Tue 1 Feb 2011
One of my goals of doing an MBA was to reflect accurately on the health of a firm subject to real options. Whether its business downturn, economic uncertainty or competitive pressures, the financial decisions made are strategically important to any firm. Any misguided or under-optimized decision can make a company go insolvent. So as part of my learning on advanced financial management, we’re analyzing business cases that deal with unique aspects of financial decision making. Prof. Cohen’s pedagogy is very practical and relevant. His case study approach helps us understand businesses in a larger perspective subject to myriad problems and stimulates our data analytic, reasoning and critical thinking abilities. Finance has always tickled my interest and has remained a passionate elusion to me. I hope to gain enough experience, knowledge and skills that will help me spot risks, evaluate options and make strategic, sustainable decisions.

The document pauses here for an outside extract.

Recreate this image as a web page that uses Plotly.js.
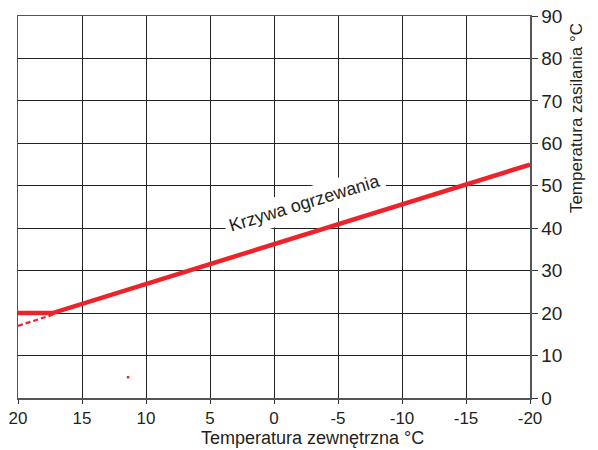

As part of my beginnings in this wonderful world of finance, I analyzed Crocs, Inc., a tremendously successful ‘fad’ sensation that dissipated soon enough into the realm of slow, sluggish growth, economic battering and some insane business decisions. The goal was to value the firm using valuation multiples and discounted free cash flow methods, perform sensitivity analysis using gross profit margin and revalue the firm based on variations in sales and COGS. This was a unique experience as I collected the data, understood, analyzed, evaluated alternatives and synthesized value out of it. The report can be accessed here (Crocs, Inc. Case Study) as a pdf file. The report is not devoid of flaws, but I consider that a honest effort in the right direction. As we practice and iterate through cases, I hope to excel at it. I hope the day is not far when I can say with pride that I can successfully analyze firms and gauge their financial health.